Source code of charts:
>> Begin

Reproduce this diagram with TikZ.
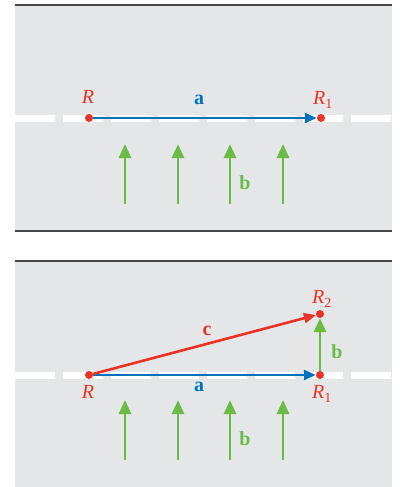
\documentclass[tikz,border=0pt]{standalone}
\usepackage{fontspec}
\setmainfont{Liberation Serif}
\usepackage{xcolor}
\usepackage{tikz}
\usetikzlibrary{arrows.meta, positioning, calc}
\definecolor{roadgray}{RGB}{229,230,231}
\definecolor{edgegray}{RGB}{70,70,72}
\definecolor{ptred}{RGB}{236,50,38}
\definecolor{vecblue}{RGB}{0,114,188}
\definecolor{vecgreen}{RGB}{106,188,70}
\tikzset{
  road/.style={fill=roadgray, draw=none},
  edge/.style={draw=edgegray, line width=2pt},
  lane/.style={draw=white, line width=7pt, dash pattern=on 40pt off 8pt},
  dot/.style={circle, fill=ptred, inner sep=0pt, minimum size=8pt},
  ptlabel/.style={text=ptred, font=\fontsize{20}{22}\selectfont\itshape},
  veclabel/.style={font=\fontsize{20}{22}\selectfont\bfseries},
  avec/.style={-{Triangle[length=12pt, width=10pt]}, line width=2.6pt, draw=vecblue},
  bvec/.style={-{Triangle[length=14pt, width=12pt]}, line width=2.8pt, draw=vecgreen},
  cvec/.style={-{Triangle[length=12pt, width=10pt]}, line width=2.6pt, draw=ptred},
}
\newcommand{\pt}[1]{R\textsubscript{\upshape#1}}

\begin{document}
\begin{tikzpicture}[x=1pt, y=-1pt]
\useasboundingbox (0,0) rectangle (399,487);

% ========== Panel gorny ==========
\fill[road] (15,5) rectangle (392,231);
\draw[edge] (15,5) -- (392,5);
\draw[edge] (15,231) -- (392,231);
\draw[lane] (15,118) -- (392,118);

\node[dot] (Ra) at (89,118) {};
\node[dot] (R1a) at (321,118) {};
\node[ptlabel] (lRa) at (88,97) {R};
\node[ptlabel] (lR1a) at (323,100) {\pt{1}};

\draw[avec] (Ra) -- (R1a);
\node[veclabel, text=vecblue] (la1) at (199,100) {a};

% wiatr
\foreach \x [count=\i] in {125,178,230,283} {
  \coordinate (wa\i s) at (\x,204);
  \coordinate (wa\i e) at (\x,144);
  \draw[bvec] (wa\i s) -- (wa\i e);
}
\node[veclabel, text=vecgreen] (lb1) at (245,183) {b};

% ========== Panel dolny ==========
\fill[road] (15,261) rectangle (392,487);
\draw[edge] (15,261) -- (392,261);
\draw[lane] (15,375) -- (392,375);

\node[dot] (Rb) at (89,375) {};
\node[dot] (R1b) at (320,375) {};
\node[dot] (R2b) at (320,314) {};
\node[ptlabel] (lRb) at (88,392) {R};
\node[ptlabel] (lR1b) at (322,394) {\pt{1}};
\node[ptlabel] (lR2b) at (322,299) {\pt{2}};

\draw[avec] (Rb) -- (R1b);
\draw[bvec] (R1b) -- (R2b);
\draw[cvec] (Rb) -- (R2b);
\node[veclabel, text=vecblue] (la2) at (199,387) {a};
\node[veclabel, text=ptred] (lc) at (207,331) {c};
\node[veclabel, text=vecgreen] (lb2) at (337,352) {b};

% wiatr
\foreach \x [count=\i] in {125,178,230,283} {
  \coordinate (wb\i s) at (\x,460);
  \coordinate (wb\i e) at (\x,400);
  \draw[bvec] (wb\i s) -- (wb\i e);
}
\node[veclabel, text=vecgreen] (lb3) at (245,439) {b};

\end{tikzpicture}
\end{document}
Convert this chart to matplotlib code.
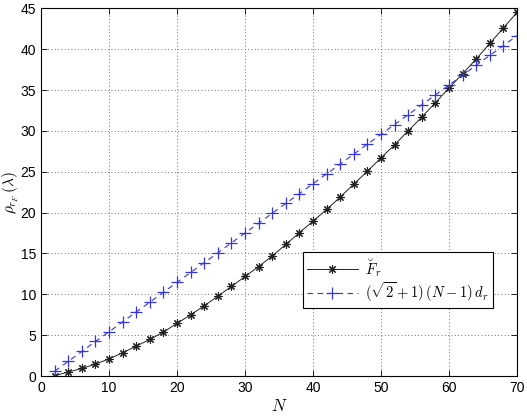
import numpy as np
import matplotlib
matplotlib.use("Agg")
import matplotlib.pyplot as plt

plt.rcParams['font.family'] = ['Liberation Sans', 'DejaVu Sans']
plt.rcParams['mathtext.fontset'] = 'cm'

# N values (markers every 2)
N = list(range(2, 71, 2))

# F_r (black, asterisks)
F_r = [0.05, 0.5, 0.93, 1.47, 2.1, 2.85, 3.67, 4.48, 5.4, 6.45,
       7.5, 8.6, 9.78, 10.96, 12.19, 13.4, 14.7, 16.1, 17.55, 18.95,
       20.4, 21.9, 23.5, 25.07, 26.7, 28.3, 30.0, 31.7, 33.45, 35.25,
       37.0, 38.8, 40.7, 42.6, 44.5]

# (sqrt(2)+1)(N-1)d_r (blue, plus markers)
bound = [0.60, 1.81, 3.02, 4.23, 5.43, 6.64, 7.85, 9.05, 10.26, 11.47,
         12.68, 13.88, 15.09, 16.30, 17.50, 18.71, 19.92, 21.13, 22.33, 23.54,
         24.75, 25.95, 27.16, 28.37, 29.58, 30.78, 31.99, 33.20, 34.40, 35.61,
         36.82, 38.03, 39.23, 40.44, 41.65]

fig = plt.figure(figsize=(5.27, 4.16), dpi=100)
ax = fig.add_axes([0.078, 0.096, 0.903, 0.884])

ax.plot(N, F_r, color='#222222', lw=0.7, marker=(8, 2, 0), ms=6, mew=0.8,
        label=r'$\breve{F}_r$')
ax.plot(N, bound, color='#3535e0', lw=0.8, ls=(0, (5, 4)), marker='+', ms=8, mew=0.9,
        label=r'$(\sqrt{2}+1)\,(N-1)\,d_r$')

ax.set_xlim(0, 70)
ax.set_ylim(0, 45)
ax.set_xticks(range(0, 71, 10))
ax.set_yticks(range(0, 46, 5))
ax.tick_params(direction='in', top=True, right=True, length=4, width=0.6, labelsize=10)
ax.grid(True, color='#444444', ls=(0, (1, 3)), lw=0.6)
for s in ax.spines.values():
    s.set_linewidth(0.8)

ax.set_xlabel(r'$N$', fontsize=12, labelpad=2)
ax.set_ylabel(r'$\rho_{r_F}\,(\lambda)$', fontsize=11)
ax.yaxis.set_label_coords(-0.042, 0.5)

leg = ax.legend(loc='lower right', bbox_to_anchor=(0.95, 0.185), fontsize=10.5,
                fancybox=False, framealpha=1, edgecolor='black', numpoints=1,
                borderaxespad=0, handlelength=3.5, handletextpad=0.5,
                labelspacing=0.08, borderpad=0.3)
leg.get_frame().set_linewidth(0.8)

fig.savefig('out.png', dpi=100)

>> End

What is being asked:
Each entry gets copied exactly; the pictures stay out.

Written answer:
Reproduce this diagram with TikZ.
\documentclass[tikz,border=0pt]{standalone}
\usepackage{fontspec}
\setmainfont{Liberation Serif}
\usepackage{xcolor}
\usepackage{tikz}
\usetikzlibrary{arrows.meta, positioning, calc}
\definecolor{roadgray}{RGB}{229,230,231}
\definecolor{edgegray}{RGB}{70,70,72}
\definecolor{ptred}{RGB}{236,50,38}
\definecolor{vecblue}{RGB}{0,114,188}
\definecolor{vecgreen}{RGB}{106,188,70}
\tikzset{
  road/.style={fill=roadgray, draw=none},
  edge/.style={draw=edgegray, line width=2pt},
  lane/.style={draw=white, line width=7pt, dash pattern=on 40pt off 8pt},
  dot/.style={circle, fill=ptred, inner sep=0pt, minimum size=8pt},
  ptlabel/.style={text=ptred, font=\fontsize{20}{22}\selectfont\itshape},
  veclabel/.style={font=\fontsize{20}{22}\selectfont\bfseries},
  avec/.style={-{Triangle[length=12pt, width=10pt]}, line width=2.6pt, draw=vecblue},
  bvec/.style={-{Triangle[length=14pt, width=12pt]}, line width=2.8pt, draw=vecgreen},
  cvec/.style={-{Triangle[length=12pt, width=10pt]}, line width=2.6pt, draw=ptred},
}
\newcommand{\pt}[1]{R\textsubscript{\upshape#1}}

\begin{document}
\begin{tikzpicture}[x=1pt, y=-1pt]
\useasboundingbox (0,0) rectangle (399,487);

% ========== Panel gorny ==========
\fill[road] (15,5) rectangle (392,231);
\draw[edge] (15,5) -- (392,5);
\draw[edge] (15,231) -- (392,231);
\draw[lane] (15,118) -- (392,118);

\node[dot] (Ra) at (89,118) {};
\node[dot] (R1a) at (321,118) {};
\node[ptlabel] (lRa) at (88,97) {R};
\node[ptlabel] (lR1a) at (323,100) {\pt{1}};

\draw[avec] (Ra) -- (R1a);
\node[veclabel, text=vecblue] (la1) at (199,100) {a};

% wiatr
\foreach \x [count=\i] in {125,178,230,283} {
  \coordinate (wa\i s) at (\x,204);
  \coordinate (wa\i e) at (\x,144);
  \draw[bvec] (wa\i s) -- (wa\i e);
}
\node[veclabel, text=vecgreen] (lb1) at (245,183) {b};

% ========== Panel dolny ==========
\fill[road] (15,261) rectangle (392,487);
\draw[edge] (15,261) -- (392,261);
\draw[lane] (15,375) -- (392,375);

\node[dot] (Rb) at (89,375) {};
\node[dot] (R1b) at (320,375) {};
\node[dot] (R2b) at (320,314) {};
\node[ptlabel] (lRb) at (88,392) {R};
\node[ptlabel] (lR1b) at (322,394) {\pt{1}};
\node[ptlabel] (lR2b) at (322,299) {\pt{2}};

\draw[avec] (Rb) -- (R1b);
\draw[bvec] (R1b) -- (R2b);
\draw[cvec] (Rb) -- (R2b);
\node[veclabel, text=vecblue] (la2) at (199,387) {a};
\node[veclabel, text=ptred] (lc) at (207,331) {c};
\node[veclabel, text=vecgreen] (lb2) at (337,352) {b};

% wiatr
\foreach \x [count=\i] in {125,178,230,283} {
  \coordinate (wb\i s) at (\x,460);
  \coordinate (wb\i e) at (\x,400);
  \draw[bvec] (wb\i s) -- (wb\i e);
}
\node[veclabel, text=vecgreen] (lb3) at (245,439) {b};

\end{tikzpicture}
\end{document}
Convert this chart to matplotlib code.
import numpy as np
import matplotlib
matplotlib.use("Agg")
import matplotlib.pyplot as plt

plt.rcParams['font.family'] = ['Liberation Sans', 'DejaVu Sans']
plt.rcParams['mathtext.fontset'] = 'cm'

# N values (markers every 2)
N = list(range(2, 71, 2))

# F_r (black, asterisks)
F_r = [0.05, 0.5, 0.93, 1.47, 2.1, 2.85, 3.67, 4.48, 5.4, 6.45,
       7.5, 8.6, 9.78, 10.96, 12.19, 13.4, 14.7, 16.1, 17.55, 18.95,
       20.4, 21.9, 23.5, 25.07, 26.7, 28.3, 30.0, 31.7, 33.45, 35.25,
       37.0, 38.8, 40.7, 42.6, 44.5]

# (sqrt(2)+1)(N-1)d_r (blue, plus markers)
bound = [0.60, 1.81, 3.02, 4.23, 5.43, 6.64, 7.85, 9.05, 10.26, 11.47,
         12.68, 13.88, 15.09, 16.30, 17.50, 18.71, 19.92, 21.13, 22.33, 23.54,
         24.75, 25.95, 27.16, 28.37, 29.58, 30.78, 31.99, 33.20, 34.40, 35.61,
         36.82, 38.03, 39.23, 40.44, 41.65]

fig = plt.figure(figsize=(5.27, 4.16), dpi=100)
ax = fig.add_axes([0.078, 0.096, 0.903, 0.884])

ax.plot(N, F_r, color='#222222', lw=0.7, marker=(8, 2, 0), ms=6, mew=0.8,
        label=r'$\breve{F}_r$')
ax.plot(N, bound, color='#3535e0', lw=0.8, ls=(0, (5, 4)), marker='+', ms=8, mew=0.9,
        label=r'$(\sqrt{2}+1)\,(N-1)\,d_r$')

ax.set_xlim(0, 70)
ax.set_ylim(0, 45)
ax.set_xticks(range(0, 71, 10))
ax.set_yticks(range(0, 46, 5))
ax.tick_params(direction='in', top=True, right=True, length=4, width=0.6, labelsize=10)
ax.grid(True, color='#444444', ls=(0, (1, 3)), lw=0.6)
for s in ax.spines.values():
    s.set_linewidth(0.8)

ax.set_xlabel(r'$N$', fontsize=12, labelpad=2)
ax.set_ylabel(r'$\rho_{r_F}\,(\lambda)$', fontsize=11)
ax.yaxis.set_label_coords(-0.042, 0.5)

leg = ax.legend(loc='lower right', bbox_to_anchor=(0.95, 0.185), fontsize=10.5,
                fancybox=False, framealpha=1, edgecolor='black', numpoints=1,
                borderaxespad=0, handlelength=3.5, handletextpad=0.5,
                labelspacing=0.08, borderpad=0.3)
leg.get_frame().set_linewidth(0.8)

fig.savefig('out.png', dpi=100)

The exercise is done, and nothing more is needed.